◆ **AVAILABLE RECORDS**:
▼

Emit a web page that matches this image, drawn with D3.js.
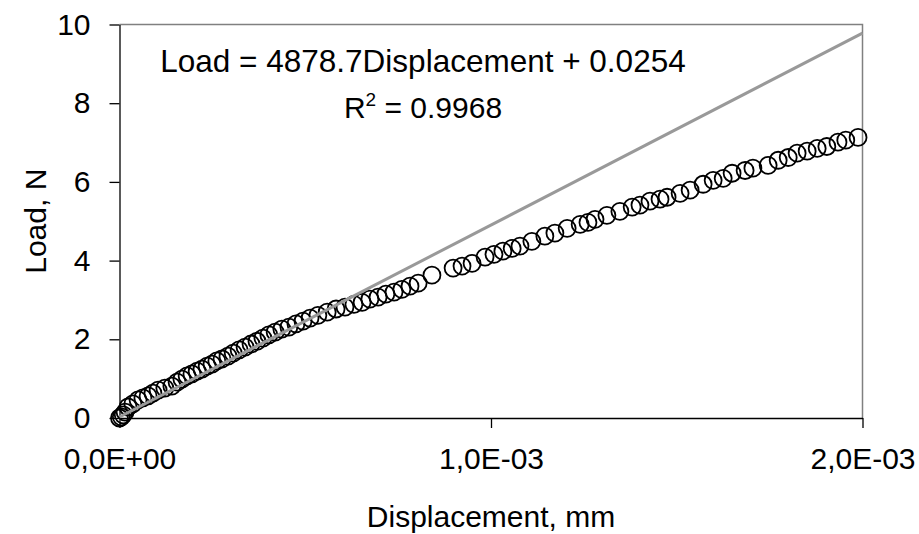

▲
▼

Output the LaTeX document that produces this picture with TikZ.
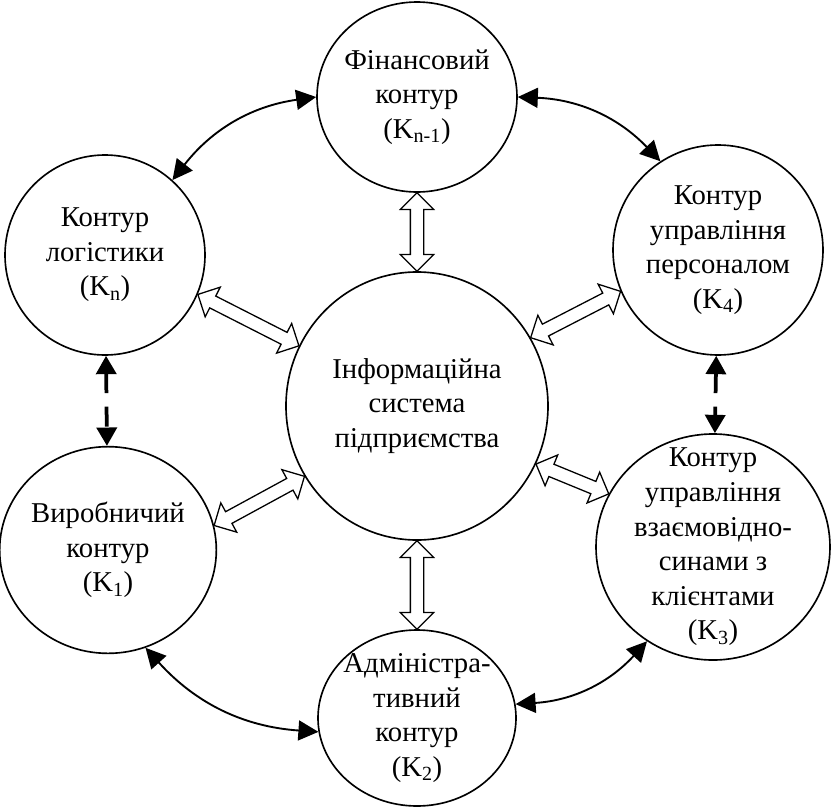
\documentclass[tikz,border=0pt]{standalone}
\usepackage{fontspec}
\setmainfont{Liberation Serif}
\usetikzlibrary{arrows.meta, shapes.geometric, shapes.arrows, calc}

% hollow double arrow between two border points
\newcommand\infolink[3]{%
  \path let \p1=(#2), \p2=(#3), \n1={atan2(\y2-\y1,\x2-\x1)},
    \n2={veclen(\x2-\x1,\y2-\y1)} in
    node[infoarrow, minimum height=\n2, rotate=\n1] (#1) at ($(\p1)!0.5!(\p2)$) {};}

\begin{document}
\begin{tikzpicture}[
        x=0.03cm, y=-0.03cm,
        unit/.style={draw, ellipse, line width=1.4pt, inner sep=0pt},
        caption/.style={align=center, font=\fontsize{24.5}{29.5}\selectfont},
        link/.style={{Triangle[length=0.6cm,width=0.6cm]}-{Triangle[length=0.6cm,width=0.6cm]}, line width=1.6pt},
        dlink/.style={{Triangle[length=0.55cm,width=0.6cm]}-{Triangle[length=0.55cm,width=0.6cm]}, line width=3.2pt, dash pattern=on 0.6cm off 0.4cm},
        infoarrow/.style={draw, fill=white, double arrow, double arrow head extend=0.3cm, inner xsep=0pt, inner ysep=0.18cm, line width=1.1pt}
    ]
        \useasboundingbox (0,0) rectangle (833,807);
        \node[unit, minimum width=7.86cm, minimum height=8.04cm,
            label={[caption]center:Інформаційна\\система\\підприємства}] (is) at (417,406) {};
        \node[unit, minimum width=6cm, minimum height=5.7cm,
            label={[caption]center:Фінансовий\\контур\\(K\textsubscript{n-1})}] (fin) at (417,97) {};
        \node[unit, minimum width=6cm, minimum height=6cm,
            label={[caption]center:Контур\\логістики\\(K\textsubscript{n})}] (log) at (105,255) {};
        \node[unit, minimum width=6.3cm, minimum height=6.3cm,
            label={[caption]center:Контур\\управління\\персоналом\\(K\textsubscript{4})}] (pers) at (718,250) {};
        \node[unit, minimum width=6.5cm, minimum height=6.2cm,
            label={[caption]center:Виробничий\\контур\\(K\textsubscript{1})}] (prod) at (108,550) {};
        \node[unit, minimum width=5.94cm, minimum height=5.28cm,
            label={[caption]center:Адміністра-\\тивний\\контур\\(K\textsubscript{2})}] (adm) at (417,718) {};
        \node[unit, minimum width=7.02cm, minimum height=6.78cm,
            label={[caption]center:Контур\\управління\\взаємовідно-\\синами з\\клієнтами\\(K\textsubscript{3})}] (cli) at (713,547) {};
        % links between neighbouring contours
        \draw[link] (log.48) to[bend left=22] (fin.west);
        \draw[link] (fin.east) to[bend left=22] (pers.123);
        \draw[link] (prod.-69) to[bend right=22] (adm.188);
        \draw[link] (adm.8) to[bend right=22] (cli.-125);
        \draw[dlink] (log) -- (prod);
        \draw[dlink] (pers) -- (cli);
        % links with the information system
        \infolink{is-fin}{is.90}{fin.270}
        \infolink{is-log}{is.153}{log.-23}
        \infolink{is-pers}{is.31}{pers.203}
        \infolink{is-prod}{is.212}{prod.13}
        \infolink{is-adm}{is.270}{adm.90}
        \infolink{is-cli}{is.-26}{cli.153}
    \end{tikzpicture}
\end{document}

▲

Find each line holding "that". Copy it out.

◆ **WRITTEN SOLUTION**:
Emit a web page that matches this image, drawn with D3.js.
Output the LaTeX document that produces this picture with TikZ.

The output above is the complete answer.